Although Trump never mentioned the missing September 5 letter, he did not forget what he wanted to do about the trade agreement. “There were several different iterations of that letter,” Porter told an associate.

尽管特朗普从未提到过9月5日丢失的信,但是他没有忘记自己要怎么处理美韩贸易协定。“那封信有好几种不同的版本,”波特对助理说。



“Send me the draft,” he told him. “If we’re going to do this, we cannot do it on the back of a napkin. We have to write it up in a way that isn’t going to embarrass us.”

“把草稿给我,”波特告诉库什纳,“如果我们打算这么做,就不能把内容写在餐巾纸的背面。我们必须写得清楚点,这样才不至于太尴尬。”

Kushner sent down a paper copy of his draft. It was not of much use. Porter and Cohn had something typed up to demonstrate they were doing what the president had asked. Trump was expecting an immediate response. They wouldn’t walk in empty-handed. The draft was part of the subterfuge.

库什纳把草拟好的信发了过来。当然这没有大的用处。波特和柯恩打印出了一些东西来证明他们正在按照总统的吩咐做。特朗普希望立即回应。不过波特和柯恩可不是空着手来的。草稿不过是计谋的一部分。

At a formal meeting, the opponents of leaving KORUS raised all kinds of arguments—the United States had never withdrawn from a free trade agreement before; there were legal issues, geopolitical issues, vital national security and intelligence issues; the letter wasn’t ready. They smothered the president with facts and logic.

在一次正式会议上,退出美韩贸易协定的反对者们提供了各种各样的理由,美国没有退出自由贸易协定的先例;这会引起法律纠纷,造成地缘政治问题,引起致命的国家安全和情报问题;信还没有准备好。他们用事实和逻辑抵制总统决定。

“Well, let’s keep working on the letter,” Trump said. “I want to see the next draft.”
Cohn and Porter did not prepare a next draft.
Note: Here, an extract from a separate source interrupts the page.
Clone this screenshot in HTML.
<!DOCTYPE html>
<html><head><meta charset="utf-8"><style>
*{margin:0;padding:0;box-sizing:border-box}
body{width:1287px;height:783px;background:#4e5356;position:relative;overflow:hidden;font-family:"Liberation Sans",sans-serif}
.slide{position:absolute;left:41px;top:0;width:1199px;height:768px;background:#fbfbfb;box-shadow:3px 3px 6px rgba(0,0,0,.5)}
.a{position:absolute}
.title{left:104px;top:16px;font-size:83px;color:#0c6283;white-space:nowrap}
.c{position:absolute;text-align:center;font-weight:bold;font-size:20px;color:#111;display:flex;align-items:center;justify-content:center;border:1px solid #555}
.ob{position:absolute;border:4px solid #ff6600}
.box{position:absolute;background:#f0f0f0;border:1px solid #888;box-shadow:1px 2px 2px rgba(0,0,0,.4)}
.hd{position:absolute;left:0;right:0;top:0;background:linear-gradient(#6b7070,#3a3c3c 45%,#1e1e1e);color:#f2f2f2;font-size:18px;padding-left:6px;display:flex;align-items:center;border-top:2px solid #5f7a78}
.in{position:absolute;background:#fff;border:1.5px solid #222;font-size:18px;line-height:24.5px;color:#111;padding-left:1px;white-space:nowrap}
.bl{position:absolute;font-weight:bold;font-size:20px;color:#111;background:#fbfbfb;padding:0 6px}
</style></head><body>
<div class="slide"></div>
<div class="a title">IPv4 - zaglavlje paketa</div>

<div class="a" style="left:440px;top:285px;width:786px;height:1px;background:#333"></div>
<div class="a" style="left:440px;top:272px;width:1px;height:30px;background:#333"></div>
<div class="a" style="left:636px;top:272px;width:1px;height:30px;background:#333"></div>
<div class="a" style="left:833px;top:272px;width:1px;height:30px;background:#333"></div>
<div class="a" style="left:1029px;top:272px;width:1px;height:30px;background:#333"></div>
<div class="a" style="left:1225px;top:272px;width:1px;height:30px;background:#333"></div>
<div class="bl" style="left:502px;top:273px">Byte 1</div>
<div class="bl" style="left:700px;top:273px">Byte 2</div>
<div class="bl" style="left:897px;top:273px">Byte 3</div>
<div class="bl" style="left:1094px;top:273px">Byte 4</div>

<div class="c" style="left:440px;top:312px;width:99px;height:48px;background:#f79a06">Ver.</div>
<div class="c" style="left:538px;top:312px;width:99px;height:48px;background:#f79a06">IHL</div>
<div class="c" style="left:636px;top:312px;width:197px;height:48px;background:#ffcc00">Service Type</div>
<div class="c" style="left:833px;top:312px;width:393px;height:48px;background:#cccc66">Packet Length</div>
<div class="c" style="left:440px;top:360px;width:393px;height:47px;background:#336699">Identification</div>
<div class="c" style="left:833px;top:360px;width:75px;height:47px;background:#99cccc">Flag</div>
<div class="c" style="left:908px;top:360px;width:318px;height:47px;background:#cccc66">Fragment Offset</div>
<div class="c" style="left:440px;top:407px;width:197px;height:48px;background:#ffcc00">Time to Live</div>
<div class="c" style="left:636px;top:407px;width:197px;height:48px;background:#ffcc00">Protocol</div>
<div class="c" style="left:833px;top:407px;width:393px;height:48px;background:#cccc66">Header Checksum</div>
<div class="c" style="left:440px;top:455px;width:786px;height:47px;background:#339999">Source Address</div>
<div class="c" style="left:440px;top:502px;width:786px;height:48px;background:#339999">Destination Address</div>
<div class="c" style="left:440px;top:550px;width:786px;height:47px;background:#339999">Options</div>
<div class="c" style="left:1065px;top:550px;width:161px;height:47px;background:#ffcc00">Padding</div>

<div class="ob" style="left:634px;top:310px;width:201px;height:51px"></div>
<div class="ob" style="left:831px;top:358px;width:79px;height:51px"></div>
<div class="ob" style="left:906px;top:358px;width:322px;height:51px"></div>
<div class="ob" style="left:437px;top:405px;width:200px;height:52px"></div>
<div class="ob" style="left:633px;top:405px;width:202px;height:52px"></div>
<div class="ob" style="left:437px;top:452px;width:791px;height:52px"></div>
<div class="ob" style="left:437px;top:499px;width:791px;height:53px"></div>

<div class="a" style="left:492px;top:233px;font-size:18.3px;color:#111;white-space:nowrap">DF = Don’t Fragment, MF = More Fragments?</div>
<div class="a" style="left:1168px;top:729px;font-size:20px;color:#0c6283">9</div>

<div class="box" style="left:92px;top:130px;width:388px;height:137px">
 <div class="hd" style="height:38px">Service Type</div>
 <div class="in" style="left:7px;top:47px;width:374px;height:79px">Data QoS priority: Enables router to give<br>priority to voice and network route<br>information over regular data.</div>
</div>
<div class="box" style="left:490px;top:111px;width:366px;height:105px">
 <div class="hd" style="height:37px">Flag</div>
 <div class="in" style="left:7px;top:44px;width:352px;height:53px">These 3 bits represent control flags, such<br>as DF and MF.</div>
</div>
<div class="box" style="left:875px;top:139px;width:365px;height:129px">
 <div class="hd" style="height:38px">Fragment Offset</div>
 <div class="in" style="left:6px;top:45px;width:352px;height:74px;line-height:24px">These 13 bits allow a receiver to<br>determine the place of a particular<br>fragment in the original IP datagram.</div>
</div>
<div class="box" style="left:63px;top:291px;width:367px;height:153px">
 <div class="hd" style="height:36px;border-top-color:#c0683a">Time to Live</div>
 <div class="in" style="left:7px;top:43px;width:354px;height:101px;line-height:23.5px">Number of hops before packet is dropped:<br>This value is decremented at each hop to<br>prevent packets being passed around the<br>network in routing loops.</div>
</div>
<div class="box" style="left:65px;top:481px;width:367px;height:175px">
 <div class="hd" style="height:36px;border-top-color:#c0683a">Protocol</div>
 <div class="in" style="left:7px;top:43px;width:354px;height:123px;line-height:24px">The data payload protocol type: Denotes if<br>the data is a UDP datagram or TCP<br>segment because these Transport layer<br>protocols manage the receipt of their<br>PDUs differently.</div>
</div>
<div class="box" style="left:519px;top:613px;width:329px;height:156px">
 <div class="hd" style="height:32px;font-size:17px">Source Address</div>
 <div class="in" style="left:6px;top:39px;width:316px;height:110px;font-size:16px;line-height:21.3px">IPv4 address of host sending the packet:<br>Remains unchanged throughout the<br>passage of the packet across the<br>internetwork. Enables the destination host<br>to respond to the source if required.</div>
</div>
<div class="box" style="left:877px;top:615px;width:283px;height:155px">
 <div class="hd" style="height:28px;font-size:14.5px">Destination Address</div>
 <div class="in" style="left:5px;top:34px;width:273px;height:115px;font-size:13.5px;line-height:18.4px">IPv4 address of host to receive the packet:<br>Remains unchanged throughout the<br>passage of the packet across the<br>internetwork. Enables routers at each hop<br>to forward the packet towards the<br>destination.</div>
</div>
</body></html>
So there was nothing to show the president. The issue, for the moment, disappeared in the haze of presidential decision making. Trump got busy with other things.

“好吧,接着写信吧”特朗普说道,“把修改后的草稿给我看一下。”
柯恩和波特没有准备另一份草稿。所以,总统什么也没有看到。所以,暂时的,这个问题在总统的决策迷雾中消失了。特朗普去忙其他事了。



American military and intelligence assets in South Korea are the backbone of our ability to defend ourselves from North Korea. Please don’t leave the deal.

美国在韩国的军事和情报资产是我们防备朝鲜的基础。请不要放弃。

Why is the U.S. paying $1 billion a year for an anti-ballistic missile system in South Korea? Trump asked. He was furious about the Terminal High Altitude Area Defense (THAAD) missile defense system, and had threatened to pull it out of South Korea and move it to Portland, Oregon.

为什么美国每年要为韩国的导弹防御系统支付10亿美元?特朗普问道。他对部署在韩国的萨德系统非常愤怒,威胁要将萨德系统撤回,部署到俄勒冈州的波特兰市。

“We’re not doing this for South Korea,” Mattis said. “We’re helping South Korea because it helps us.”

“我们不能这么对韩国,”马蒂斯说,“帮助韩国就是帮助我们自己。”

The president seemed to acquiesce, but only for the moment.

最后,总统是勉强同意了,不过也只是一时而已。

In 2016, candidate Trump gave Bob Costa and myself his definition of the job of president: “More than anything else, it’s the security of our nation. . . . That’s number one, two and three. . . . The military, being strong, not letting bad things happen to our country from the outside. And I certainly think that’s always going to be my number-one part of that definition.”

2016年,还是总统候选人的特朗普告诉科斯塔他理解的总统工作:“最重要的是国家安全;这是第一位的,然后才有第二第三。军事实力一定要强,不能让外面不好的事情发生在我们国家。我当然认为这是我对总统定义中最重要的部分。”

The reality was that the United States in 2017 was tethered to the words and actions of an emotionally overwrought, mercurial and unpredictable leader. Members of his staff had joined to purposefully block some of what they believed were the president’s most dangerous impulses. It was a nervous breakdown of the executive power of the most powerful country in the world.

然而现实却是,2017年的美国受制于语言和行为过度情绪化、善变、经常有出乎意料之举的领导人。他手下的人自觉地联合起来,阻止总统做出危险的冲动之举。这就是世界最强大国家的行政管理权利的精神崩溃。